Nor do Barnes' alleged lunchtime comments gain the plaintiff any traction in her efforts to resist summary judgment. It is undisputed that Barnes has never spoken to either Wood or Pattenaude about the elimination of the OIR and the plaintiff's position. See Defendant's SMF ¶ 126; Plaintiff's Opposing SMF ¶ 126. Even assuming arguendo the truth of comments he now denies having made, they are classic "stray remarks." See, e.g., Wallace v. O.C. Tanner Recognition Co., 299 F.3d 96, 101 (1st Cir. 2002) ("Typically, statements made by one who neither makes nor influences a challenged personnel decision are not probative in an employment discrimination case.") (citation and internal punctuation omitted); Shorette v. Rite Aid of Me., Inc., 155 F.3d 8, 13 (1st Cir. 1998) ("stray remarks in the workplace, statements by nondecisionmakers, or statements by decisionmakers unrelated to the decisional process itself normally are insufficient to prove employer's discriminatory animus") (citation and internal punctuation omitted).

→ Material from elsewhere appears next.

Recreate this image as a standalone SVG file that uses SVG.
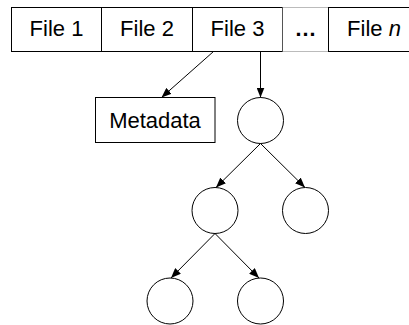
<svg xmlns="http://www.w3.org/2000/svg" width="409" height="325" viewBox="0 0 409 325">
<defs>
<style>
.box{fill:#fff;stroke:#000;stroke-width:1}
.t{font-family:"Liberation Sans",Arial,sans-serif;font-size:22px;fill:#000;text-anchor:middle}
.c{fill:#fff;stroke:#000;stroke-width:1}
.e{stroke:#000;stroke-width:1;fill:none;marker-end:url(#ah)}
</style>
<marker id="ah" viewBox="0 0 10 8" refX="10" refY="4" markerWidth="10" markerHeight="8" markerUnits="userSpaceOnUse" orient="auto">
<path d="M0,0 L10,4 L0,8 z" fill="#000"/>
</marker>
</defs>
<rect width="409" height="325" fill="#fff"/>
<g id="file1"><rect class="box" x="11.5" y="7.5" width="90" height="44"/><text class="t" x="56.5" y="36">File 1</text></g>
<g id="file2"><rect class="box" x="101.5" y="7.5" width="91" height="44"/><text class="t" x="147" y="36">File 2</text></g>
<g id="file3"><rect class="box" x="192.5" y="7.5" width="90" height="44"/><text class="t" x="237.5" y="36">File 3</text></g>
<g id="ellipsis">
<line x1="282.5" y1="7.5" x2="282.5" y2="51.5" stroke="#555" stroke-width="1"/>
<line x1="282.5" y1="7.5" x2="328.5" y2="7.5" stroke="#777" stroke-width="1" stroke-dasharray="1,1"/>
<line x1="282.5" y1="51.5" x2="328.5" y2="51.5" stroke="#777" stroke-width="1" stroke-dasharray="1,1"/>
<text class="t" x="305.5" y="36" font-weight="bold">…</text>
</g>
<g id="filen"><rect class="box" x="328.5" y="7.5" width="91" height="44"/><text class="t" x="374" y="36">File <tspan font-style="italic">n</tspan></text></g>
<g id="metadata"><rect class="box" x="95.5" y="97.5" width="119.5" height="45"/><text class="t" x="155" y="128">Metadata</text></g>
<g id="n1"><circle class="c" cx="260.5" cy="120.5" r="23"/></g>
<g id="n2"><circle class="c" cx="215" cy="210.5" r="23"/></g>
<g id="n3"><circle class="c" cx="305.5" cy="210.5" r="23"/></g>
<g id="n4"><circle class="c" cx="170" cy="301" r="23"/></g>
<g id="n5"><circle class="c" cx="260.5" cy="301" r="23"/></g>
<g id="connectors">
<line class="e" x1="213.5" y1="51.5" x2="161.5" y2="97.5"/>
<line class="e" x1="260.5" y1="51.5" x2="260.5" y2="97.5"/>
<line class="e" x1="260.5" y1="143.5" x2="216" y2="187.5"/>
<line class="e" x1="260.5" y1="143.5" x2="305" y2="187.5"/>
<line class="e" x1="215" y1="233.5" x2="171" y2="278"/>
<line class="e" x1="215" y1="233.5" x2="259" y2="278"/>
</g>
</svg>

The plaintiff's remaining evidence of animus — that the University System did not wish to rehire her — coupled with her weak challenge to the veracity of Wood's stated reasons for her termination, are insufficient to raise a triable issue whether the OIR, and her position, were terminated on the basis of age, gender or retaliatory bias against her.
IV. Conclusion
For the foregoing reasons, I GRANT the defendant's motion to exclude a portion of the testimony of expert Mark Filler and recommend that its motion for summary judgment be GRANTED.